[Plotting code records]
— Start —

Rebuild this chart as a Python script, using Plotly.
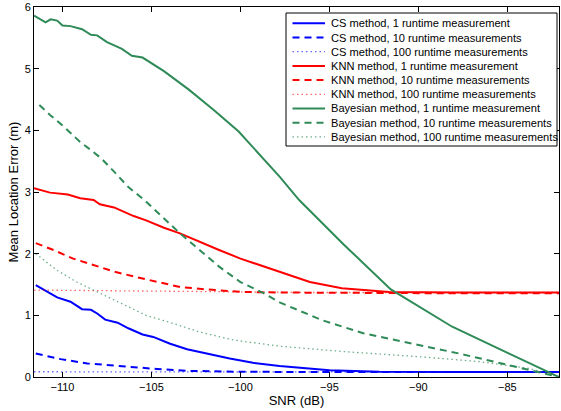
import plotly.graph_objects as go

# ---- data ----
bay1_x = [-111.6, -110.95, -110.67, -110.3, -110.0, -109.55, -108.9, -108.4, -108.05, -107.5, -106.66, -106.1,
          -105.5, -104.3, -102.9, -101.5, -100.1, -97.8, -96.7, -94.2, -91.55, -88.1, -84.9, -82.1]
bay1_y = [5.86, 5.75, 5.80, 5.78, 5.70, 5.69, 5.64, 5.55, 5.54, 5.43, 5.32, 5.21,
          5.18, 4.96, 4.66, 4.33, 3.98, 3.25, 2.87, 2.15, 1.42, 0.815, 0.38, 0.0]

bay10_x = [-111.3, -110.7, -110.0, -109.5, -109.0, -108.4, -107.8, -107.1, -106.3, -105.4, -103.4, -102.3,
           -101.2, -100.0, -98.7, -97.8, -95.4, -93.1, -90.0, -87.7, -84.9, -83.1, -82.1]
bay10_y = [4.41, 4.25, 4.08, 3.95, 3.81, 3.68, 3.54, 3.33, 3.08, 2.87, 2.33, 2.06,
           1.79, 1.54, 1.36, 1.21, 0.92, 0.71, 0.52, 0.38, 0.19, 0.06, 0.0]

bay100_x = [-111.5, -110.3, -109.2, -108.05, -106.6, -105.3, -103.8, -102.3, -100.4, -97.8, -94.1, -90.0,
            -86.6, -83.8, -82.1]
bay100_y = [2.0, 1.73, 1.54, 1.38, 1.19, 1.0, 0.87, 0.73, 0.60, 0.50, 0.41, 0.33,
            0.25, 0.14, 0.0]

knn1_x = [-111.6, -110.7, -109.7, -109.0, -108.25, -107.9, -107.1, -106.0, -105.3, -104.3, -103.4, -102.3,
          -101.2, -100.0, -98.7, -97.8, -96.1, -94.3, -91.65, -88.0, -85.0, -82.1]
knn1_y = [3.06, 2.99, 2.96, 2.90, 2.87, 2.80, 2.75, 2.61, 2.54, 2.42, 2.33, 2.19,
          2.06, 1.92, 1.79, 1.71, 1.54, 1.44, 1.38, 1.37, 1.37, 1.37]

knn10_x = [-111.5, -110.5, -109.4, -108.25, -107.1, -106.0, -104.9, -103.4, -101.9, -100.0, -97.8, -94.0,
           -90.0, -86.0, -82.1]
knn10_y = [2.17, 2.06, 1.92, 1.82, 1.71, 1.63, 1.56, 1.46, 1.42, 1.38, 1.37, 1.36,
           1.36, 1.36, 1.36]

knn100_x = [-111.6, -108.0, -104.0, -100.0, -96.0, -90.0, -86.0, -82.1]
knn100_y = [1.41, 1.40, 1.39, 1.38, 1.37, 1.37, 1.37, 1.37]

cs1_x = [-111.5, -110.86, -110.3, -109.55, -108.9, -108.4, -108.05, -107.6, -106.9, -106.3, -105.5, -104.9,
         -103.95, -103.0, -101.9, -100.6, -99.3, -97.8, -95.0, -92.2, -88.0, -85.0, -82.1]
cs1_y = [1.49, 1.38, 1.29, 1.22, 1.10, 1.09, 1.03, 0.93, 0.88, 0.79, 0.69, 0.65,
         0.54, 0.45, 0.38, 0.30, 0.23, 0.18, 0.11, 0.086, 0.08, 0.08, 0.08]

cs10_x = [-111.5, -110.1, -108.6, -106.6, -104.7, -103.0, -100.4, -96.0, -90.0, -86.0, -82.1]
cs10_y = [0.38, 0.29, 0.22, 0.17, 0.13, 0.10, 0.086, 0.08, 0.08, 0.08, 0.08]

cs100_x = [-111.6, -105.0, -100.0, -95.0, -90.0, -85.0, -82.1]
cs100_y = [0.085, 0.083, 0.082, 0.08, 0.08, 0.08, 0.08]

x_ticks = [-110, -105, -100, -95, -90, -85]
y_ticks = [0, 1, 2, 3, 4, 5, 6]

BLUE = "#0000FF"
RED = "#FF0000"
GREEN = "#2E8B57"
BLUE_L = "rgba(0,0,255,0.6)"
RED_L = "rgba(255,0,0,0.6)"
GREEN_L = "rgba(46,139,87,0.7)"
DASH = "7px,5px"
DOT = "1.5px,3px"

series = [
    ("CS method, 1 runtime measurement", cs1_x, cs1_y, BLUE, "solid", 2),
    ("CS method, 10 runtime measurements", cs10_x, cs10_y, BLUE, DASH, 2),
    ("CS method, 100 runtime measurements", cs100_x, cs100_y, BLUE_L, DOT, 1.3),
    ("KNN method, 1 runtime measurement", knn1_x, knn1_y, RED, "solid", 2),
    ("KNN method, 10 runtime measurements", knn10_x, knn10_y, RED, DASH, 2),
    ("KNN method, 100 runtime measurements", knn100_x, knn100_y, RED_L, DOT, 1.3),
    ("Bayesian method, 1 runtime measurement", bay1_x, bay1_y, GREEN, "solid", 2),
    ("Bayesian method, 10 runtime measurements", bay10_x, bay10_y, GREEN, DASH, 2),
    ("Bayesian method, 100 runtime measurements", bay100_x, bay100_y, GREEN_L, DOT, 1.3),
]

W, H = 561, 411
ML, MR, MT, MB = 34, 2, 7, 34
PW, PH = W - ML - MR, H - MT - MB

def px2x(px):
    return (px - ML) / PW

def py2y(py):
    return (H - MB - py) / PH

FONT = "Liberation Sans, Arial, Helvetica, sans-serif"

fig = go.Figure()
shapes = []
annotations = []

# legend box
shapes.append(dict(type="rect", xref="paper", yref="paper",
                   x0=px2x(286), x1=px2x(557), y0=py2y(146), y1=py2y(13),
                   line=dict(color="black", width=1), fillcolor="white", layer="above"))

for i, (name, xs, ys, col, dash, w) in enumerate(series):
    fig.add_trace(go.Scatter(x=xs, y=ys, mode="lines", name=name, showlegend=False,
                             line=dict(color=col, dash=dash, width=w)))
    ry = 23.3 + 14.2 * i
    shapes.append(dict(type="line", xref="paper", yref="paper",
                       x0=px2x(292.5), x1=px2x(325), y0=py2y(ry), y1=py2y(ry),
                       line=dict(color=col, dash=dash, width=w), layer="above"))
    annotations.append(dict(text=name, xref="paper", yref="paper",
                            x=px2x(328.5), y=py2y(ry), xanchor="left", yanchor="middle",
                            showarrow=False, font=dict(family=FONT, size=11.1, color="black")))

fig.update_layout(
    width=W, height=H,
    margin=dict(l=ML, r=MR, t=MT, b=MB),
    paper_bgcolor="white", plot_bgcolor="white",
    font=dict(family=FONT, size=11, color="black"),
    showlegend=False,
    shapes=shapes,
    annotations=annotations,
)
fig.update_xaxes(range=[-111.6, -82.1], tickvals=x_ticks,
                 showline=True, linecolor="black", linewidth=1, mirror="ticks",
                 ticks="inside", ticklen=5, tickcolor="black", showgrid=False, zeroline=False,
                 title=dict(text="SNR (dB)", standoff=2), automargin=False)
fig.update_yaxes(range=[0, 6], tickvals=y_ticks,
                 showline=True, linecolor="black", linewidth=1, mirror="ticks",
                 ticks="inside", ticklen=5, tickcolor="black", showgrid=False, zeroline=False,
                 title=dict(text="Mean Location Error (m)", standoff=3), automargin=False)

fig.write_html("out.html", config={"displayModeBar": False},
               post_script="document.body.style.margin='0';")
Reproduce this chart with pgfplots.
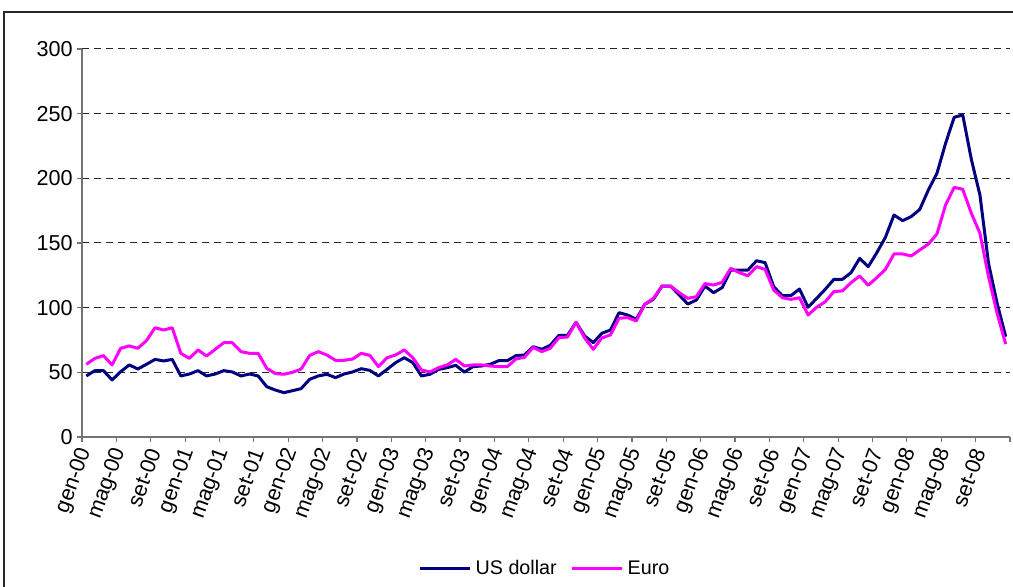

— End —

**Your task:**
Each record above should come back exactly the same, only without its pictures.

**Answer:**
Rebuild this chart as a Python script, using Plotly.
import plotly.graph_objects as go

# ---- data ----
bay1_x = [-111.6, -110.95, -110.67, -110.3, -110.0, -109.55, -108.9, -108.4, -108.05, -107.5, -106.66, -106.1,
          -105.5, -104.3, -102.9, -101.5, -100.1, -97.8, -96.7, -94.2, -91.55, -88.1, -84.9, -82.1]
bay1_y = [5.86, 5.75, 5.80, 5.78, 5.70, 5.69, 5.64, 5.55, 5.54, 5.43, 5.32, 5.21,
          5.18, 4.96, 4.66, 4.33, 3.98, 3.25, 2.87, 2.15, 1.42, 0.815, 0.38, 0.0]

bay10_x = [-111.3, -110.7, -110.0, -109.5, -109.0, -108.4, -107.8, -107.1, -106.3, -105.4, -103.4, -102.3,
           -101.2, -100.0, -98.7, -97.8, -95.4, -93.1, -90.0, -87.7, -84.9, -83.1, -82.1]
bay10_y = [4.41, 4.25, 4.08, 3.95, 3.81, 3.68, 3.54, 3.33, 3.08, 2.87, 2.33, 2.06,
           1.79, 1.54, 1.36, 1.21, 0.92, 0.71, 0.52, 0.38, 0.19, 0.06, 0.0]

bay100_x = [-111.5, -110.3, -109.2, -108.05, -106.6, -105.3, -103.8, -102.3, -100.4, -97.8, -94.1, -90.0,
            -86.6, -83.8, -82.1]
bay100_y = [2.0, 1.73, 1.54, 1.38, 1.19, 1.0, 0.87, 0.73, 0.60, 0.50, 0.41, 0.33,
            0.25, 0.14, 0.0]

knn1_x = [-111.6, -110.7, -109.7, -109.0, -108.25, -107.9, -107.1, -106.0, -105.3, -104.3, -103.4, -102.3,
          -101.2, -100.0, -98.7, -97.8, -96.1, -94.3, -91.65, -88.0, -85.0, -82.1]
knn1_y = [3.06, 2.99, 2.96, 2.90, 2.87, 2.80, 2.75, 2.61, 2.54, 2.42, 2.33, 2.19,
          2.06, 1.92, 1.79, 1.71, 1.54, 1.44, 1.38, 1.37, 1.37, 1.37]

knn10_x = [-111.5, -110.5, -109.4, -108.25, -107.1, -106.0, -104.9, -103.4, -101.9, -100.0, -97.8, -94.0,
           -90.0, -86.0, -82.1]
knn10_y = [2.17, 2.06, 1.92, 1.82, 1.71, 1.63, 1.56, 1.46, 1.42, 1.38, 1.37, 1.36,
           1.36, 1.36, 1.36]

knn100_x = [-111.6, -108.0, -104.0, -100.0, -96.0, -90.0, -86.0, -82.1]
knn100_y = [1.41, 1.40, 1.39, 1.38, 1.37, 1.37, 1.37, 1.37]

cs1_x = [-111.5, -110.86, -110.3, -109.55, -108.9, -108.4, -108.05, -107.6, -106.9, -106.3, -105.5, -104.9,
         -103.95, -103.0, -101.9, -100.6, -99.3, -97.8, -95.0, -92.2, -88.0, -85.0, -82.1]
cs1_y = [1.49, 1.38, 1.29, 1.22, 1.10, 1.09, 1.03, 0.93, 0.88, 0.79, 0.69, 0.65,
         0.54, 0.45, 0.38, 0.30, 0.23, 0.18, 0.11, 0.086, 0.08, 0.08, 0.08]

cs10_x = [-111.5, -110.1, -108.6, -106.6, -104.7, -103.0, -100.4, -96.0, -90.0, -86.0, -82.1]
cs10_y = [0.38, 0.29, 0.22, 0.17, 0.13, 0.10, 0.086, 0.08, 0.08, 0.08, 0.08]

cs100_x = [-111.6, -105.0, -100.0, -95.0, -90.0, -85.0, -82.1]
cs100_y = [0.085, 0.083, 0.082, 0.08, 0.08, 0.08, 0.08]

x_ticks = [-110, -105, -100, -95, -90, -85]
y_ticks = [0, 1, 2, 3, 4, 5, 6]

BLUE = "#0000FF"
RED = "#FF0000"
GREEN = "#2E8B57"
BLUE_L = "rgba(0,0,255,0.6)"
RED_L = "rgba(255,0,0,0.6)"
GREEN_L = "rgba(46,139,87,0.7)"
DASH = "7px,5px"
DOT = "1.5px,3px"

series = [
    ("CS method, 1 runtime measurement", cs1_x, cs1_y, BLUE, "solid", 2),
    ("CS method, 10 runtime measurements", cs10_x, cs10_y, BLUE, DASH, 2),
    ("CS method, 100 runtime measurements", cs100_x, cs100_y, BLUE_L, DOT, 1.3),
    ("KNN method, 1 runtime measurement", knn1_x, knn1_y, RED, "solid", 2),
    ("KNN method, 10 runtime measurements", knn10_x, knn10_y, RED, DASH, 2),
    ("KNN method, 100 runtime measurements", knn100_x, knn100_y, RED_L, DOT, 1.3),
    ("Bayesian method, 1 runtime measurement", bay1_x, bay1_y, GREEN, "solid", 2),
    ("Bayesian method, 10 runtime measurements", bay10_x, bay10_y, GREEN, DASH, 2),
    ("Bayesian method, 100 runtime measurements", bay100_x, bay100_y, GREEN_L, DOT, 1.3),
]

W, H = 561, 411
ML, MR, MT, MB = 34, 2, 7, 34
PW, PH = W - ML - MR, H - MT - MB

def px2x(px):
    return (px - ML) / PW

def py2y(py):
    return (H - MB - py) / PH

FONT = "Liberation Sans, Arial, Helvetica, sans-serif"

fig = go.Figure()
shapes = []
annotations = []

# legend box
shapes.append(dict(type="rect", xref="paper", yref="paper",
                   x0=px2x(286), x1=px2x(557), y0=py2y(146), y1=py2y(13),
                   line=dict(color="black", width=1), fillcolor="white", layer="above"))

for i, (name, xs, ys, col, dash, w) in enumerate(series):
    fig.add_trace(go.Scatter(x=xs, y=ys, mode="lines", name=name, showlegend=False,
                             line=dict(color=col, dash=dash, width=w)))
    ry = 23.3 + 14.2 * i
    shapes.append(dict(type="line", xref="paper", yref="paper",
                       x0=px2x(292.5), x1=px2x(325), y0=py2y(ry), y1=py2y(ry),
                       line=dict(color=col, dash=dash, width=w), layer="above"))
    annotations.append(dict(text=name, xref="paper", yref="paper",
                            x=px2x(328.5), y=py2y(ry), xanchor="left", yanchor="middle",
                            showarrow=False, font=dict(family=FONT, size=11.1, color="black")))

fig.update_layout(
    width=W, height=H,
    margin=dict(l=ML, r=MR, t=MT, b=MB),
    paper_bgcolor="white", plot_bgcolor="white",
    font=dict(family=FONT, size=11, color="black"),
    showlegend=False,
    shapes=shapes,
    annotations=annotations,
)
fig.update_xaxes(range=[-111.6, -82.1], tickvals=x_ticks,
                 showline=True, linecolor="black", linewidth=1, mirror="ticks",
                 ticks="inside", ticklen=5, tickcolor="black", showgrid=False, zeroline=False,
                 title=dict(text="SNR (dB)", standoff=2), automargin=False)
fig.update_yaxes(range=[0, 6], tickvals=y_ticks,
                 showline=True, linecolor="black", linewidth=1, mirror="ticks",
                 ticks="inside", ticklen=5, tickcolor="black", showgrid=False, zeroline=False,
                 title=dict(text="Mean Location Error (m)", standoff=3), automargin=False)

fig.write_html("out.html", config={"displayModeBar": False},
               post_script="document.body.style.margin='0';")
Reproduce this chart with pgfplots.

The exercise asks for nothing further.